Monsieur le Maire,
Madame la Présidente de l’association Per Virgo Luigi
Mesdames et Messieurs,
Pour la troisième fois en trois ans, parole est donnée à la Ligue
des droits de l’Homme dans le cadre de manifestations organisées en Corse, en
mémoire à des soldats condamnés par la justice militaire et fusillés pour
l’exemple pendant la guerre 1914/1918.
En premier lieu, ce fut à Tagliu-Isulacciu en novembre 2010 lors
du retour de la dépouille de Sylvestre Marchetti dans son village natal ;
puis à Santa Reparata-di-Balagna en septembre 2012 lors du retour de la
dépouille d’un autre soldat corse fusillé pour l’exemple, François Guidicelli.
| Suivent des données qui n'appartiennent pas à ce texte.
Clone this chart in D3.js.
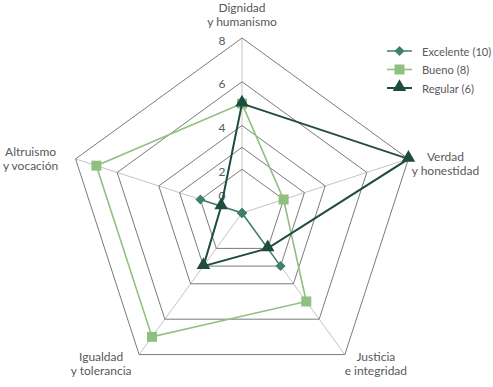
<!DOCTYPE html>
<html>
<head>
<meta charset="utf-8">
<script src="https://cdn.jsdelivr.net/npm/d3@7"></script>
<style>
  body { margin: 0; background: #fff; }
  svg { display: block; font-family: Lato, "Open Sans", sans-serif; }
</style>
</head>
<body>
<div id="chart"></div>
<script>
// axes, clockwise from the top
const categories = [
    ["Dignidad", "y humanismo"],
    ["Verdad", "y honestidad"],
    ["Justicia", "e integridad"],
    ["Igualdad", "y tolerancia"],
    ["Altruismo", "y vocación"]
];

const seriesNames = ["Excelente (10)", "Bueno (8)", "Regular (6)"];
const excelente = [0, 0, 3, 0, 2];
const bueno = [5, 2, 5, 7, 7];
const regular = [5, 8, 2, 3, 1];

const tickLabels = [0, 2, 4, 6, 8];
const gridLevels = [2, 3, 4, 6, 8];

function drawRadar() {
    const width = 493, height = 387;
    const cx = 242, cy = 213, radius = 175;

    const svg = d3.select("#chart")
        .append("svg")
        .attr("width", width)
        .attr("height", height);

    const r = d3.scaleLinear()
        .domain([0, 8])
        .range([0, radius]);

    const angle = d3.scaleLinear()
        .domain([0, categories.length])
        .range([0, 2 * Math.PI]);

    const pt = (i, v) => [
        cx + r(v) * Math.sin(angle(i)),
        cy - r(v) * Math.cos(angle(i))
    ];

    const closed = d3.line().curve(d3.curveLinearClosed);

    // spokes
    svg.append("g")
        .selectAll("line")
        .data(categories)
        .enter()
        .append("line")
        .attr("x1", cx)
        .attr("y1", cy)
        .attr("x2", (d, i) => pt(i, 8)[0])
        .attr("y2", (d, i) => pt(i, 8)[1])
        .attr("stroke", "#c4c4c4")
        .attr("stroke-width", 1);

    // rings
    svg.append("g")
        .selectAll("path")
        .data(gridLevels)
        .enter()
        .append("path")
        .attr("d", lv => closed(categories.map((c, i) => pt(i, lv))))
        .attr("fill", "none")
        .attr("stroke", "#7a7a7a")
        .attr("stroke-width", 1);

    // value labels on the top axis
    svg.append("g")
        .selectAll("text")
        .data(tickLabels)
        .enter()
        .append("text")
        .attr("x", cx - 20)
        .attr("y", v => cy - Math.max(r(v), 20) + 2)
        .attr("text-anchor", "middle")
        .attr("dominant-baseline", "central")
        .style("font-size", "12px")
        .style("fill", "#595959")
        .text(v => v);

    // category labels (shift of each label block from its axis end)
    const labelShift = [[0, -24], [37, 5], [31, 9], [-38, 9], [-45, 0]];
    const catLabels = svg.append("g")
        .selectAll("text")
        .data(categories)
        .enter()
        .append("text")
        .attr("text-anchor", "middle")
        .style("font-size", "12px")
        .style("fill", "#595959");

    catLabels.each(function (d, i) {
        const [vx, vy] = pt(i, 8);
        const x = vx + labelShift[i][0];
        const y = vy + labelShift[i][1];
        d3.select(this).selectAll("tspan")
            .data(d)
            .enter()
            .append("tspan")
            .attr("x", x)
            .attr("y", (t, k) => y - 7 + k * 14)
            .attr("dominant-baseline", "central")
            .text(t => t);
    });

    const colors = ["#3e7f6f", "#8fc07f", "#1f4c40"];
    const widths = [1.5, 1.6, 2];
    const allSeries = [excelente, bueno, regular];

    const markerPath = [
        "M0,-5L5,0L0,5L-5,0Z",
        d3.symbol().type(d3.symbolSquare).size(100)(),
        d3.symbol().type(d3.symbolTriangle).size(80)()
    ];

    allSeries.forEach((vals, s) => {
        const g = svg.append("g").attr("class", "series");
        g.append("path")
            .attr("d", closed(vals.map((v, i) => pt(i, v))))
            .attr("fill", "none")
            .attr("stroke", colors[s])
            .attr("stroke-width", widths[s])
            .attr("stroke-linejoin", "miter");
        g.selectAll(".mark")
            .data(vals)
            .enter()
            .append("path")
            .attr("class", "mark")
            .attr("d", markerPath[s])
            .attr("transform", (v, i) => `translate(${pt(i, v)[0]},${pt(i, v)[1] - (s === 2 ? 1 : 0)})`)
            .attr("fill", colors[s]);
    });

    // legend
    const legend = svg.append("g")
        .attr("transform", "translate(387, 51)");

    const item = legend.selectAll(".item")
        .data(seriesNames)
        .enter()
        .append("g")
        .attr("class", "item")
        .attr("transform", (d, i) => `translate(0, ${i * 18.5})`);

    item.append("line")
        .attr("x1", 0)
        .attr("x2", 25)
        .attr("y1", 0)
        .attr("y2", 0)
        .attr("stroke", (d, i) => colors[i])
        .attr("stroke-width", (d, i) => widths[i]);

    item.append("path")
        .attr("d", (d, i) => markerPath[i])
        .attr("transform", (d, i) => `translate(12.5, ${i === 2 ? -1 : 0})`)
        .attr("fill", (d, i) => colors[i]);

    item.append("text")
        .attr("x", 35)
        .attr("y", 0)
        .attr("dominant-baseline", "central")
        .style("font-size", "11.2px")
        .style("fill", "#595959")
        .text(d => d);
}

window.addEventListener("load", drawRadar);
</script>
</body>
</html>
Aujourd’hui, vendredi 9 août 2013, nous sommes à
Casabianca, pour honorer la mémoire d’un enfant de ce village, Virgo Luigi, fusillé pour l’exemple
le 3 septembre 1916 à Jubécourt dans la Meuse.
C’est un honneur à chaque fois renouvelé que nous font les
organisateurs de ces cérémonies. Après l’affaire Dreyfus, la réhabilitation des victimes
de la justice militaire, avec la dénonciation des bagnes, constituent les autres grands combats qui fondent la Ligue des Droits de l’Homme.
Depuis, le capitaine Dreyfus a été innocenté et les bagnes fermés
mais les fusillés pour l’exemple et autres victimes des tribunaux militaires de
la Grande guerre ne sont toujours pas réhabilités.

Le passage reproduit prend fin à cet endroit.